_Exercise aim_:
Transcribe the lines from the start of the data below through the line with "red_coeffs = [-1, 1, 2]", word for word and nothing more.

--- START OF Provided material ---

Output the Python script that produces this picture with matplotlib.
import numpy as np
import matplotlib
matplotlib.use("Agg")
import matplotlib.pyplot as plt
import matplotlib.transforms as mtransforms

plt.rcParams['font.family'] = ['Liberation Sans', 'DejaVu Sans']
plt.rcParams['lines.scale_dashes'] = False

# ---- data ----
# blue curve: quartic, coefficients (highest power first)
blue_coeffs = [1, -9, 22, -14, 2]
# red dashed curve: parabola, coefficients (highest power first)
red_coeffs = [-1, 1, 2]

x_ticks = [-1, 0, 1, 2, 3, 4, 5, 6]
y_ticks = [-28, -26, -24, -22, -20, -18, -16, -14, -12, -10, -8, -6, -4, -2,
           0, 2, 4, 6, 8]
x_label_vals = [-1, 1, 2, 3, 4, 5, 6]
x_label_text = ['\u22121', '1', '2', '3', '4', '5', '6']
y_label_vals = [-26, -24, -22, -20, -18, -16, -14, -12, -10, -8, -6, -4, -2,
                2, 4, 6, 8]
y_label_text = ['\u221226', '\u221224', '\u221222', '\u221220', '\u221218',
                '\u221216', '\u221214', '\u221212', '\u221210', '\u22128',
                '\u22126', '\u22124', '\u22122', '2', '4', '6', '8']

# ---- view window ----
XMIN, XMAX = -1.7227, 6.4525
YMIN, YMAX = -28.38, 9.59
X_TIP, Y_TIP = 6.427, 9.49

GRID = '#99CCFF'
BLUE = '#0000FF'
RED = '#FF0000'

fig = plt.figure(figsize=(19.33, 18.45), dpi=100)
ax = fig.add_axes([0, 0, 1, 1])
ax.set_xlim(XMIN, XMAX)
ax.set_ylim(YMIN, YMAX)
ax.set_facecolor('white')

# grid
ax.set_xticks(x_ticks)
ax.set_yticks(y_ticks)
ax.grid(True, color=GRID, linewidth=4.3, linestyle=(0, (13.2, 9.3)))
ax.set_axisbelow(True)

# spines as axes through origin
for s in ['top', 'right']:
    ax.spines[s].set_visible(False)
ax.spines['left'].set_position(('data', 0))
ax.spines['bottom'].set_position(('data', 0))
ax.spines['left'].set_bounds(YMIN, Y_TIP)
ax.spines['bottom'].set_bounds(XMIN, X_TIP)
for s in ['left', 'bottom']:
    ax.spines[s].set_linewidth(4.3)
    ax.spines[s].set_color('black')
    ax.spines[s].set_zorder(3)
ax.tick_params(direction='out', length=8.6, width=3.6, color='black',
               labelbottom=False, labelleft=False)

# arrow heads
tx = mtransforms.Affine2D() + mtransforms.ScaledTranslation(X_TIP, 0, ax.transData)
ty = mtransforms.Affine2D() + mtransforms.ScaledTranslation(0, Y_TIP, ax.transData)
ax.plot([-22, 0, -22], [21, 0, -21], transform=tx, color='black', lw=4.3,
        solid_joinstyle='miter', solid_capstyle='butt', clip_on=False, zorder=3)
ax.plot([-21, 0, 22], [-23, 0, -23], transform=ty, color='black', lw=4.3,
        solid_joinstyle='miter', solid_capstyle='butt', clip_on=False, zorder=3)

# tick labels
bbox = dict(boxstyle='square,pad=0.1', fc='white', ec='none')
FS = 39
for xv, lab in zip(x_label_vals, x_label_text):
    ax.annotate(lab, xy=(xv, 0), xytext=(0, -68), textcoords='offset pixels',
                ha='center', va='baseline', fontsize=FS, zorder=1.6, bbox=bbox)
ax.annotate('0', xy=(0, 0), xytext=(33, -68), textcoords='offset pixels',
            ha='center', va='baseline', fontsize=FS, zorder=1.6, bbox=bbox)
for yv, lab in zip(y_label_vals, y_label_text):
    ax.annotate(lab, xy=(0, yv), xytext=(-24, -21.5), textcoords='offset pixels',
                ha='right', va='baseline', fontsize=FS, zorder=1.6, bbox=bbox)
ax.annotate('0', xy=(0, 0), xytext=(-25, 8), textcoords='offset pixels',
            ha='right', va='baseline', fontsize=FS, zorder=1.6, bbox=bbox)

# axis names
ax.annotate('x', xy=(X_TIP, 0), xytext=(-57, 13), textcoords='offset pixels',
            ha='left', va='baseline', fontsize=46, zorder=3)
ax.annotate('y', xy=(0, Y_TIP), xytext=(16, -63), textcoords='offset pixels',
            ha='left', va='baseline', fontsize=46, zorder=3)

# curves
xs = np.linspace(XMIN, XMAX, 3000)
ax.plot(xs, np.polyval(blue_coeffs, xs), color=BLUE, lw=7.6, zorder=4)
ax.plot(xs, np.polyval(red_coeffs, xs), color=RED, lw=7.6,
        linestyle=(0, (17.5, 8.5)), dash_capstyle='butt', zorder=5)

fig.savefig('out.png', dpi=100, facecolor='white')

--- END OF Provided material ---

_Solution for this task_:
Output the Python script that produces this picture with matplotlib.
import numpy as np
import matplotlib
matplotlib.use("Agg")
import matplotlib.pyplot as plt
import matplotlib.transforms as mtransforms

plt.rcParams['font.family'] = ['Liberation Sans', 'DejaVu Sans']
plt.rcParams['lines.scale_dashes'] = False

# ---- data ----
# blue curve: quartic, coefficients (highest power first)
blue_coeffs = [1, -9, 22, -14, 2]
# red dashed curve: parabola, coefficients (highest power first)
red_coeffs = [-1, 1, 2]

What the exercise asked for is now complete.